Problem requirements | Can you output, word for word, the lines between the one holding "Recreate this image" and the one holding "in_stem_2020 = [10, 0, 10, 3]", inclusive, leaving out any pictures?

Data rows |
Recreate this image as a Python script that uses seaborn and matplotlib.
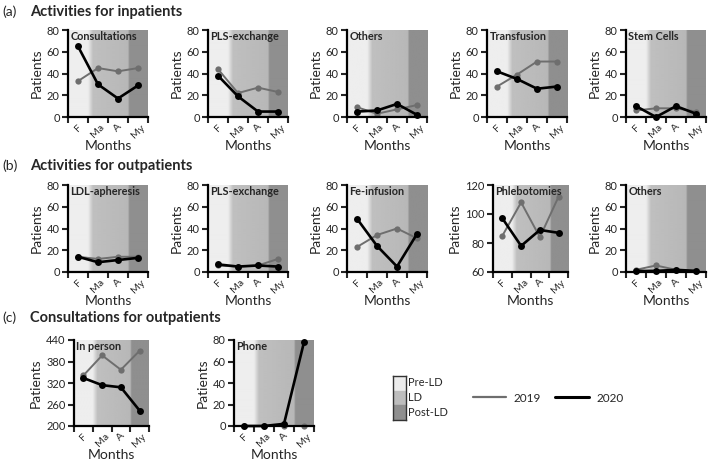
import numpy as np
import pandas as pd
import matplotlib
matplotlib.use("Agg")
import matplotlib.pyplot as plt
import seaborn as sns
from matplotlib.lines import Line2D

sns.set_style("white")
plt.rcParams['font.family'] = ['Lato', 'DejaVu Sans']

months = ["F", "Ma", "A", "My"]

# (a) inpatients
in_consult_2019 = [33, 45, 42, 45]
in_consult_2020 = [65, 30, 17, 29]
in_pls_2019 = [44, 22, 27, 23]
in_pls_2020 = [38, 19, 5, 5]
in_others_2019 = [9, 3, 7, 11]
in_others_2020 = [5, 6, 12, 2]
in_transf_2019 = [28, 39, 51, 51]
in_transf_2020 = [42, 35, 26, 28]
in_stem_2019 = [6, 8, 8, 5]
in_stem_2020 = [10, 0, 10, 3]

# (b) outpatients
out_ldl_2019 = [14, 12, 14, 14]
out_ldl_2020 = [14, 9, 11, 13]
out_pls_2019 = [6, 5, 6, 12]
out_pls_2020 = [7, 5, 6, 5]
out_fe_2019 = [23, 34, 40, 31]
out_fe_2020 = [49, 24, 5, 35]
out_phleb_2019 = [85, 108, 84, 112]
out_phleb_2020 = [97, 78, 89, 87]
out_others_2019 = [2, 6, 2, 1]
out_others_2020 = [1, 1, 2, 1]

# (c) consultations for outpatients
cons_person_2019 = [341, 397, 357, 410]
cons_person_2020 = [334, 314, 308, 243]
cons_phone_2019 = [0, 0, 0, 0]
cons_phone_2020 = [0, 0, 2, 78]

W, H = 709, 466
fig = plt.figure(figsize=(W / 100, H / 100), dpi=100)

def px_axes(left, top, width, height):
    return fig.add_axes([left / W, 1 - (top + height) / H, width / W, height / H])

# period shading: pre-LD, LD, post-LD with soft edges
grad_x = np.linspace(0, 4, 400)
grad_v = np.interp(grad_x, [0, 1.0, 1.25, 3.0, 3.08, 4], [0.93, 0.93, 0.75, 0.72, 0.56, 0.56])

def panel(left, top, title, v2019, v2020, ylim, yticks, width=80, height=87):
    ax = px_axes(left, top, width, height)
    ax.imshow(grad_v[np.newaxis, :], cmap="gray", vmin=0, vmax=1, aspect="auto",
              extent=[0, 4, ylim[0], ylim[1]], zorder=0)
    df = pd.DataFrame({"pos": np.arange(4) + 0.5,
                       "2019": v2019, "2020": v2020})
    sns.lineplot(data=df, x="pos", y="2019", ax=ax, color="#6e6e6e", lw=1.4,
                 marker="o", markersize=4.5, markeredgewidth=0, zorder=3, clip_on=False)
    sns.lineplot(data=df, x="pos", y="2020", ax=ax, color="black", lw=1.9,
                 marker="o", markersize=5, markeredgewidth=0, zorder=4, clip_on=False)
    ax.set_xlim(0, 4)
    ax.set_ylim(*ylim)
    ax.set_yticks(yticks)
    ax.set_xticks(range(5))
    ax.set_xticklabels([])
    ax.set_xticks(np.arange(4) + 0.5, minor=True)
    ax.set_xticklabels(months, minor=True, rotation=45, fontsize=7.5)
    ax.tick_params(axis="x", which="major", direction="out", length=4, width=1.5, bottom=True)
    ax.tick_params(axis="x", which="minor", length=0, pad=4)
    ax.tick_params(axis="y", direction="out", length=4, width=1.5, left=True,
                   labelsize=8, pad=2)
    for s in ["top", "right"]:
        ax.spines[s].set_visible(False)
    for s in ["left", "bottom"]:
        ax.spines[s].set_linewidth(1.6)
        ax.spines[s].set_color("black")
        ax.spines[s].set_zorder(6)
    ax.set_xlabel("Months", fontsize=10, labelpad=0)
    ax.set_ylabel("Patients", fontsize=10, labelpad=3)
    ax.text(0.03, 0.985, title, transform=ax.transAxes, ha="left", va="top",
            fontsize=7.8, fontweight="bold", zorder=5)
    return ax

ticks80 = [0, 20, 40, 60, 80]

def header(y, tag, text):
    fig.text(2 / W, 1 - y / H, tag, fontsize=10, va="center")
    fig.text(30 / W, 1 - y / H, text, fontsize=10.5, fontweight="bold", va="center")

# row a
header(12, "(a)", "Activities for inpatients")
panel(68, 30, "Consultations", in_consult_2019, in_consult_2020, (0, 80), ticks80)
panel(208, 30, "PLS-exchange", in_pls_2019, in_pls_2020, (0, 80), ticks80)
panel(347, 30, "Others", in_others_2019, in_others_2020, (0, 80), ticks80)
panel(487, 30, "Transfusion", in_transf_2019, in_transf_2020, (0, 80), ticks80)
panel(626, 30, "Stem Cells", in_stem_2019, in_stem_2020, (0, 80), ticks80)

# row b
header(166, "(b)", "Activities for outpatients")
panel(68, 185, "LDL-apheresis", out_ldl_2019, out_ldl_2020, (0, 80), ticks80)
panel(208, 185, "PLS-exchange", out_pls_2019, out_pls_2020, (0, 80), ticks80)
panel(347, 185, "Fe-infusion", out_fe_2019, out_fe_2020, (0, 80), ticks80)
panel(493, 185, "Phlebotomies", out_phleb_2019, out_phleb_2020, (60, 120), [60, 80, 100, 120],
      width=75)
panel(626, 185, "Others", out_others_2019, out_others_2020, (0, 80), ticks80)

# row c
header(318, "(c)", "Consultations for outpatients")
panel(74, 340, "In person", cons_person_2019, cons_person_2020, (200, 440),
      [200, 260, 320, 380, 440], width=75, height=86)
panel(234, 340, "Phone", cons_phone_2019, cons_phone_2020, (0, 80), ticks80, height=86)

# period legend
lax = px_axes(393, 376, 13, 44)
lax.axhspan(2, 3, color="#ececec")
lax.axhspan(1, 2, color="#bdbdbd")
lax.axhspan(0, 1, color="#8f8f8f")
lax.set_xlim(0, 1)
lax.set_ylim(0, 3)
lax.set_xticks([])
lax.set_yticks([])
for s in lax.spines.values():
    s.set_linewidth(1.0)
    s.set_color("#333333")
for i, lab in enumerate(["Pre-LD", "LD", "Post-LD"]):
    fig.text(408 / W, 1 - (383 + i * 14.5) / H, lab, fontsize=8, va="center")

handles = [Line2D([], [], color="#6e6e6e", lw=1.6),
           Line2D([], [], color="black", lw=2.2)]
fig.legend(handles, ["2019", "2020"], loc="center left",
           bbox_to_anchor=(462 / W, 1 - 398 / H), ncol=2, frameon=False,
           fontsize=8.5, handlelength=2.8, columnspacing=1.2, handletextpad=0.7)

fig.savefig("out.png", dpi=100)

...

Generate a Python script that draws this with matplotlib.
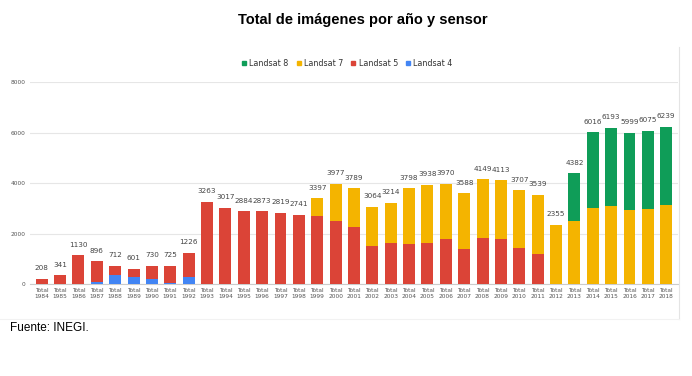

Reply |
Recreate this image as a Python script that uses seaborn and matplotlib.
import numpy as np
import pandas as pd
import matplotlib
matplotlib.use("Agg")
import matplotlib.pyplot as plt
import seaborn as sns
from matplotlib.lines import Line2D

sns.set_style("white")
plt.rcParams['font.family'] = ['Lato', 'DejaVu Sans']

months = ["F", "Ma", "A", "My"]

# (a) inpatients
in_consult_2019 = [33, 45, 42, 45]
in_consult_2020 = [65, 30, 17, 29]
in_pls_2019 = [44, 22, 27, 23]
in_pls_2020 = [38, 19, 5, 5]
in_others_2019 = [9, 3, 7, 11]
in_others_2020 = [5, 6, 12, 2]
in_transf_2019 = [28, 39, 51, 51]
in_transf_2020 = [42, 35, 26, 28]
in_stem_2019 = [6, 8, 8, 5]
in_stem_2020 = [10, 0, 10, 3]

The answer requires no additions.